Closed xy-guo closed 1 year ago
Nice to meet you, Xiaoyang!
I think the model could generalize to different depth ranges. At least the genralization on Tanks&Temples and ETH3D proves this ability. In our model, the (inverse) depth range are all normalized to [0, 1] and the depth values (1 center depth value + a fixed sampling pattern) are injected in each GRU iteration. We tried with predicting depth residuals as RAFT before. But sometimes the training is not very stable.
Thank you for your great work! The network is so fast to run with high precision. After I read the code, I have several questions about IterMVS.
Previous networks like CasMVS/VisMVS all use 3D conv to aggregation local information, and I think these networks have the generalization ability about the depth range/interval changes. In comparison, IterMVS predicts the full 256-dim distribution from the 2D hidden state. In my previous experience, a 2D feature seems to be hard to generalize to different depth ranges.

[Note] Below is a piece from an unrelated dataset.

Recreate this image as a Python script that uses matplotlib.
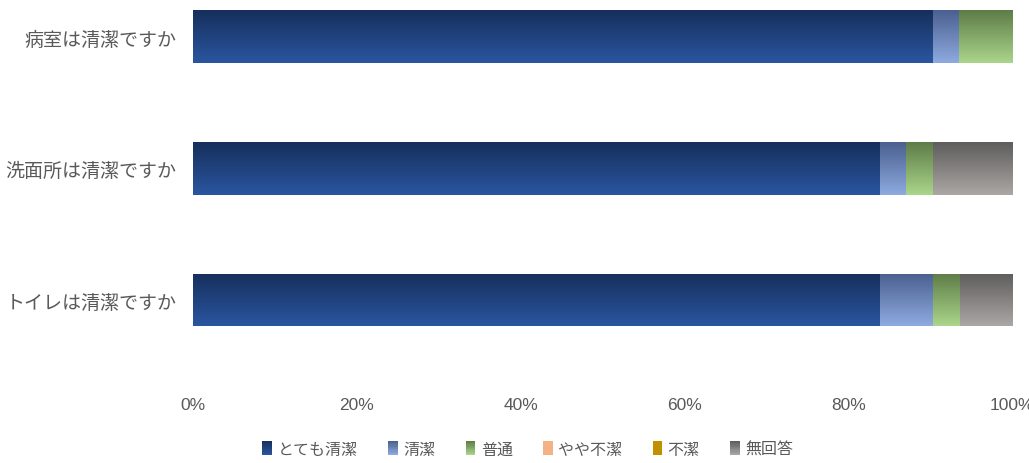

Specifically, let us assume there is a training set with min-max depth to be [1, 10], and we set the depth range to be [1, 20] by force when training. Then we test the model with a testing set with depth range [1, 20], will the model be able to generalize in depth range [10, 20]? Will it be a better choice to predict the depth residuals instead of full depth distribution? If there is no depth-range scaling augmentation, will there be performance drop?